Study to consider potential for first gas-to-liquids plant in Mozambique

Out-Law News | 10 Jul 2014 | 9:59 am | 2 min. read

South African petrochemicals group Sasol Limited is to conduct a joint pre-feasibility study for a large-scale gas-to-liquids (GTL) plant in Mozambique, which will be based on gas from the country’s northern Rovuma Basin.

Sasol and its partners Empresa Nacional de Hidrocarbonetos (ENH, Mozambique’s national oil company) and Italian energy group Eni will assess the viability and benefits of what would be the first such plant in the country.

Eni is the operator of the so-called ‘Area 4’ block in the deep waters of the Rovuma Basin, which Sasol said is estimated to hold up to 85 trillion cubic feet of gas.

Sasol chief executive officer David Constable said: “The proposed GTL facility firmly aligns with Mozambique’s gas master plan goals, and, if successful, will go some way to accelerate socio-economic development in the country and the broader region.”

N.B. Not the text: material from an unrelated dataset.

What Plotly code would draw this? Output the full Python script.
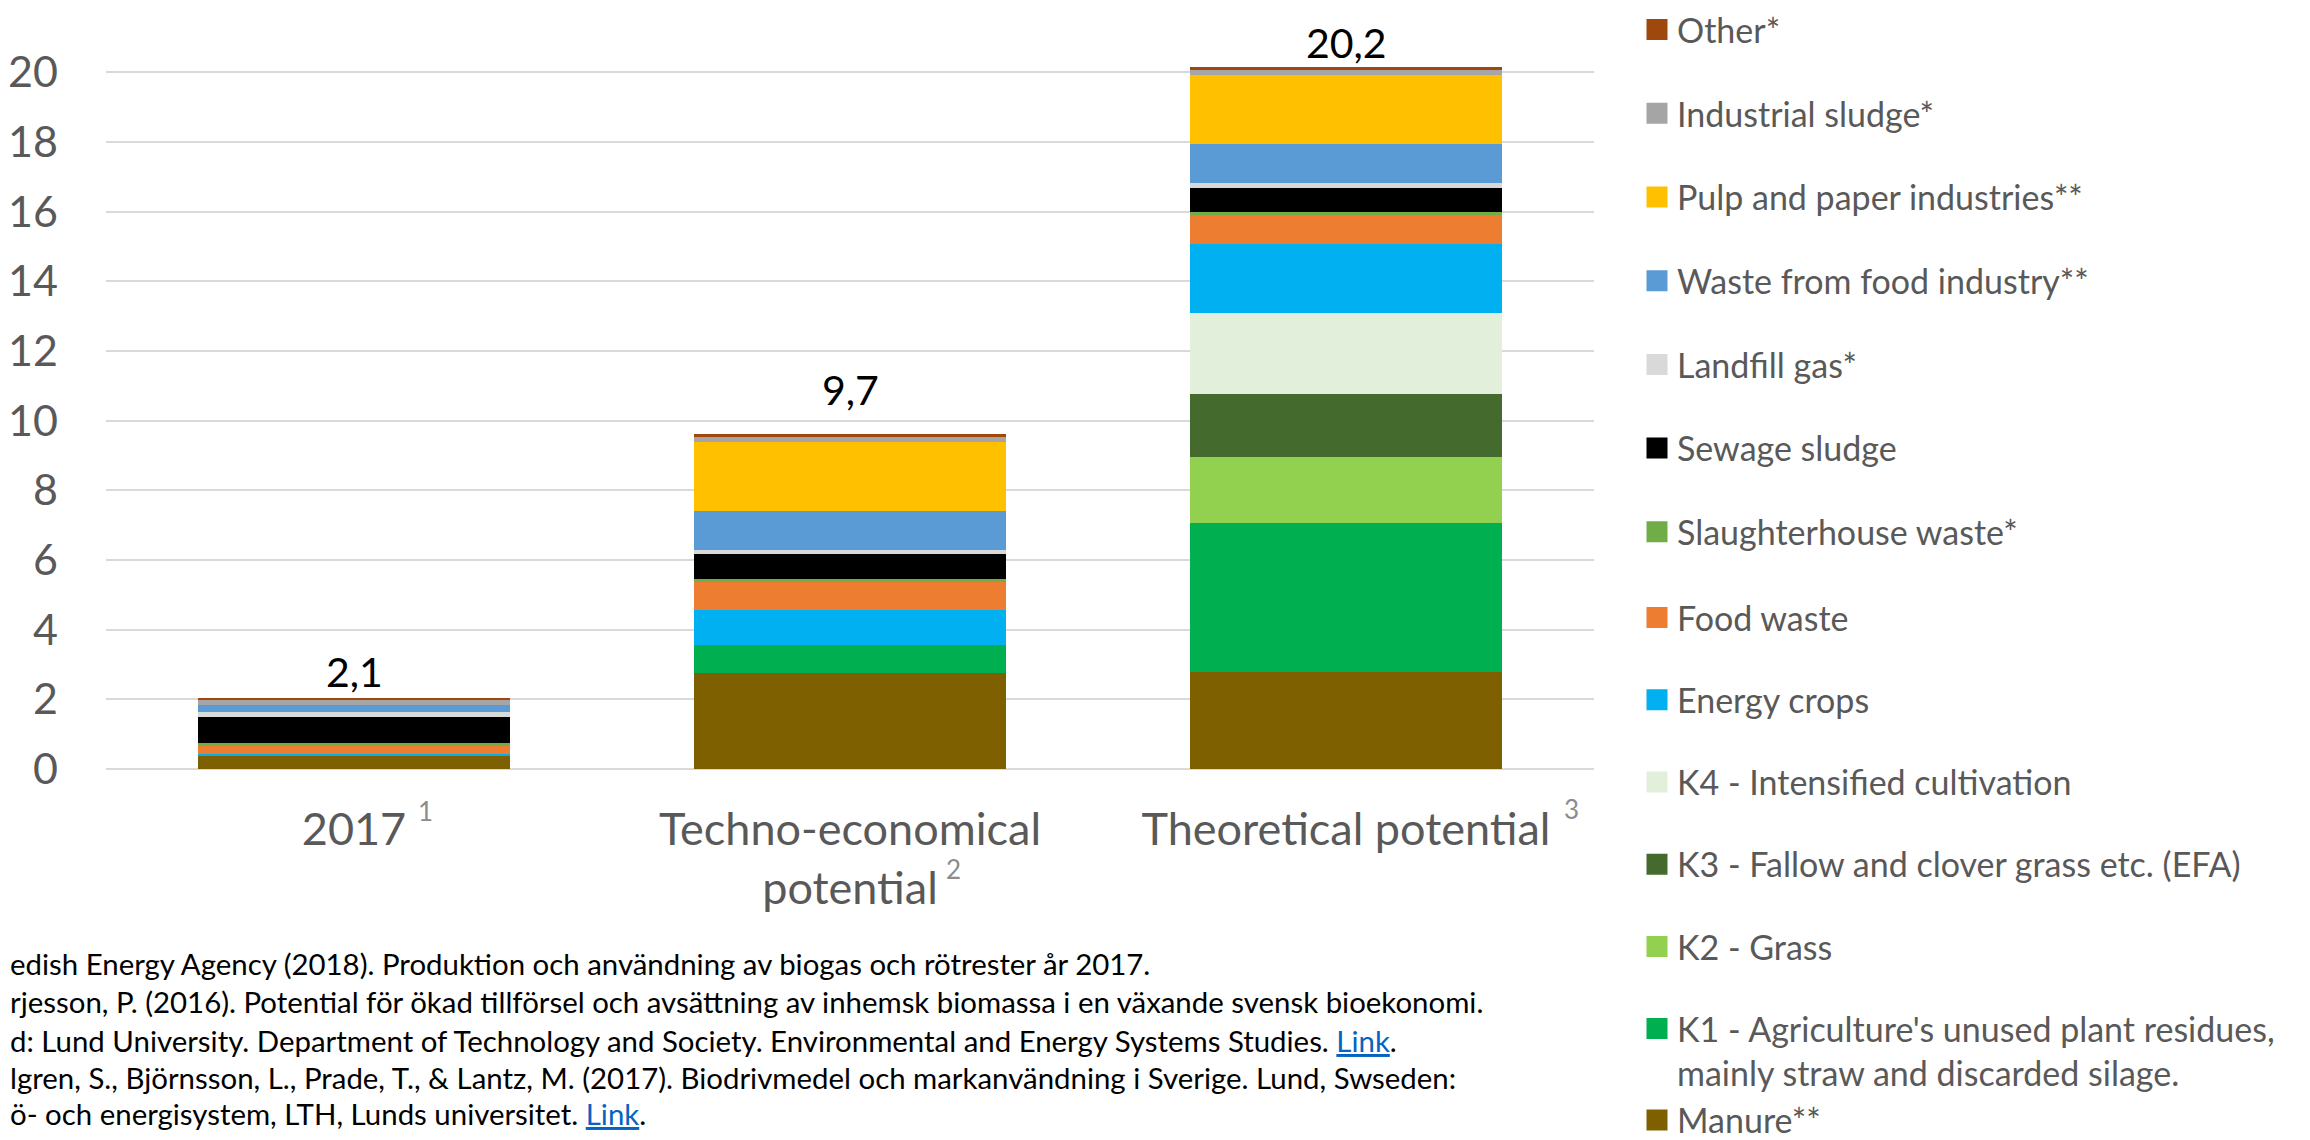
import plotly.graph_objects as go

# ---------------- data ----------------
categories = ["2017", "Techno-economical potential", "Theoretical potential"]
category_ticktext = ["2017", "Techno-economical<br>potential", "Theoretical potential"]
category_refs = ["1", "2", "3"]
total_labels = ["2,1", "9,7", "20,2"]

# stack order: bottom -> top
manure            = [0.38, 2.76, 2.78]
k1_residues       = [0.00, 0.80, 4.28]
k2_grass          = [0.00, 0.00, 1.89]
k3_fallow         = [0.00, 0.00, 1.81]
k4_intensified    = [0.00, 0.00, 2.32]
energy_crops      = [0.04, 1.00, 1.99]
food_waste        = [0.23, 0.81, 0.82]
slaughterhouse    = [0.11, 0.09, 0.10]
sewage_sludge     = [0.72, 0.70, 0.69]
landfill_gas      = [0.16, 0.14, 0.15]
food_industry     = [0.19, 1.10, 1.10]
pulp_paper        = [0.00, 2.00, 2.00]
industrial_sludge = [0.14, 0.13, 0.13]
other             = [0.07, 0.09, 0.09]

series_names = [
    "Manure**",
    "K1 - Agriculture's unused plant residues,<br>mainly straw and discarded silage.",
    "K2 - Grass",
    "K3 - Fallow and clover grass etc. (EFA)",
    "K4 - Intensified cultivation",
    "Energy crops",
    "Food waste",
    "Slaughterhouse waste*",
    "Sewage sludge",
    "Landfill gas*",
    "Waste from food industry**",
    "Pulp and paper industries**",
    "Industrial sludge*",
    "Other*",
]
series_values = [manure, k1_residues, k2_grass, k3_fallow, k4_intensified,
                 energy_crops, food_waste, slaughterhouse, sewage_sludge,
                 landfill_gas, food_industry, pulp_paper, industrial_sludge, other]
series_colors = ["#7F6000", "#00B050", "#92D050", "#456A2D", "#E2EFDA",
                 "#00B0F0", "#ED7D31", "#70AD47", "#000000", "#D9D9D9",
                 "#5B9BD5", "#FFC000", "#A5A5A5", "#9E480E"]

# footnotes, as far as they are visible in the picture (cut at the left edge)
footnote_lines = [
    "edish Energy Agency (2018). Produktion och användning av biogas och rötrester år 2017.",
    "rjesson, P. (2016). Potential för ökad tillförsel och avsättning av inhemsk biomassa i en växande svensk bioekonomi.",
    "d: Lund University. Department of Technology and Society. Environmental and Energy Systems Studies. "
    "<span style='color:#0563C1'><u>Link</u></span>.",
    "lgren, S., Björnsson, L., Prade, T., & Lantz, M. (2017). Biodrivmedel och markanvändning i Sverige. Lund, Swseden:",
    "ö- och energisystem, LTH, Lunds universitet. <span style='color:#0563C1'><u>Link</u></span>.",
]

FONT = "Lato"
GREY = "#595959"
OFF = 8                      # page body margin of the browser
W, H = 2310 - OFF, 1140 - OFF
ML, MR = 106 - OFF, 716
PW = W - ML - MR


def sx(px):
    """paper x from a screen pixel x"""
    return (px - OFF - ML) / PW


def sy(py):
    """paper y from a screen pixel y"""
    return (H - (py - OFF)) / H


fig = go.Figure()

# bars, bottom -> top
for i, (name, vals, col) in enumerate(zip(series_names, series_values, series_colors)):
    fig.add_trace(go.Bar(
        x=categories, y=vals, name=name, marker=dict(color=col, line=dict(width=0)),
        legendgroup="g%d" % (0 if i == 1 else i), showlegend=False, hoverinfo="skip",
    ))

# legend entries, top -> bottom (two stacked legend boxes)
for i in range(len(series_names) - 1, -1, -1):
    col = series_colors[i]
    fig.add_trace(go.Scatter(
        x=[None], y=[None], mode="markers", name=series_names[i],
        legendgroup="g%d" % (0 if i == 1 else i),
        legend="legend" if i >= 7 else "legend2",
        marker=dict(symbol="square", size=16, color=col, line=dict(color=col, width=5)),
        showlegend=True, hoverinfo="skip",
    ))

# totals above the bars
totals = [sum(v[i] for v in series_values) for i in range(len(categories))]
label_shift = [26, 44, 25]
for idx, (tot, lab, sh) in enumerate(zip(totals, total_labels, label_shift)):
    fig.add_annotation(
        x=idx, y=tot, xref="x", yref="y", text=lab, showarrow=False,
        yanchor="middle", yshift=sh,
        font=dict(family=FONT, size=41, color="#000000"),
    )

# reference numbers next to the category labels
ref_xshift = [71, 103, 225]
ref_py = [811, 869, 809]
for idx, (txt, xs, py) in enumerate(zip(category_refs, ref_xshift, ref_py)):
    fig.add_annotation(
        x=idx, xref="x", y=sy(py), yref="paper", text=txt, showarrow=False,
        xanchor="center", yanchor="middle", xshift=xs,
        font=dict(family=FONT, size=26, color="#8c8c8c"),
    )

legend_common = dict(
    xanchor="left", traceorder="grouped", valign="top",
    font=dict(family=FONT, size=34, color=GREY),
    bgcolor="rgba(0,0,0,0)", borderwidth=0,
)
fig.update_layout(
    width=W, height=H,
    barmode="stack", bargap=0.37,
    plot_bgcolor="white", paper_bgcolor="white",
    margin=dict(l=ML, r=MR, t=0, b=0, autoexpand=False),
    font=dict(family=FONT, color=GREY),
    showlegend=True,
    legend=dict(x=sx(1637), y=sy(561), yanchor="bottom", tracegroupgap=36.5, **legend_common),
    legend2=dict(x=sx(1637), y=sy(589), yanchor="top", tracegroupgap=35, **legend_common),
)

fig.update_yaxes(
    domain=[sy(769), sy(20)],
    range=[0, 21.5], dtick=2, tick0=0,
    showgrid=True, gridcolor="#D9D9D9", gridwidth=1.5,
    zeroline=True, zerolinecolor="#D9D9D9", zerolinewidth=1.5,
    showline=False, ticks="", automargin=False,
    tickfont=dict(family=FONT, size=43, color=GREY),
    ticklabelstandoff=47,
)
fig.update_xaxes(
    type="category", range=[-0.5, 2.5], autorange=False,
    tickmode="array", tickvals=categories, ticktext=category_ticktext,
    tickangle=0,
    showgrid=False, showline=False, ticks="", automargin=False,
    tickfont=dict(family=FONT, size=45, color=GREY),
    ticklabelstandoff=30,
)

line_py = [963, 1001, 1040, 1077, 1113]
for txt, py in zip(footnote_lines, line_py):
    fig.add_annotation(
        text=txt, xref="paper", yref="paper",
        x=sx(8), y=sy(py),
        xanchor="left", yanchor="middle", align="left", showarrow=False,
        font=dict(family=FONT, size=29.4, color="#000000"),
    )

fig.write_html("out.html")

Constable said: “Our GTL aspirations highlight our commitment to partnering with the Mozambican government and Eni in the responsible development of the country’s natural resources.”

Eni has an indirect 50% participating interest in Area 4, owned by Eni East Africa, which holds 70% of Area 4. The other partners are Portuguese corporation Galp Energia (10%), the Korea Gas Corporation (KOGAS, 10%) and ENH (10%, exploration phase only). In Area 4, the China National Petroleum Corporation holds an indirect stake of 20% through Eni East Africa.

In May 2014, Eni announced the drilling of the Agulha 2 well, the 12th well to be successfully drilled in Area 4, and which the group said “proved about 25 metres of gas column in good quality Palaeocene reservoir sandstones and confirmed the southern extension of the field”.

Mozambique’s gas master plan was developed in 2012 (76-page / 1.78 MB PDF) by the World Bank’s International Finance Corporation. The master plan said: “Power generation can play an important role in Mozambique’s industrialisation, and as such it is critical to conduct an integrated analysis of the power sector not only in Mozambique, but of the entire Southern African Power Pool. The entire energy mix for power generation needs to be evaluated to identify the role of gas-based power in Mozambique for local use and export.”

In April 2014, a report published by the UK-based Oxford Institute for Energy Studies (62-page / 3.18 MB PDF) said gas finds in the Rovuma Basin “could represent an economic game changer for one of the world’s least developed countries”.

The report said: “Amid such ambitious plans and schedules, 2014-15 will be a crucial decision-making period for developers looking to race ahead of other East African ventures, such as those in Tanzania, if they are to succeed in bringing liquefied natural gas production online by the end of the decade and to finalise long-term contracts with, primarily, Asian buyers before the global price outlook changes.”

Mozambique has been among “star performer” countries for attracting foreign direct investment (FDI) in sub-Saharan Africa in recent years, according to Ernst & Young’s (EY) third ‘Africa Attractiveness Survey’ published in 2013. EY said FDI projects into the region grew at a compound rate of 22% from 2007.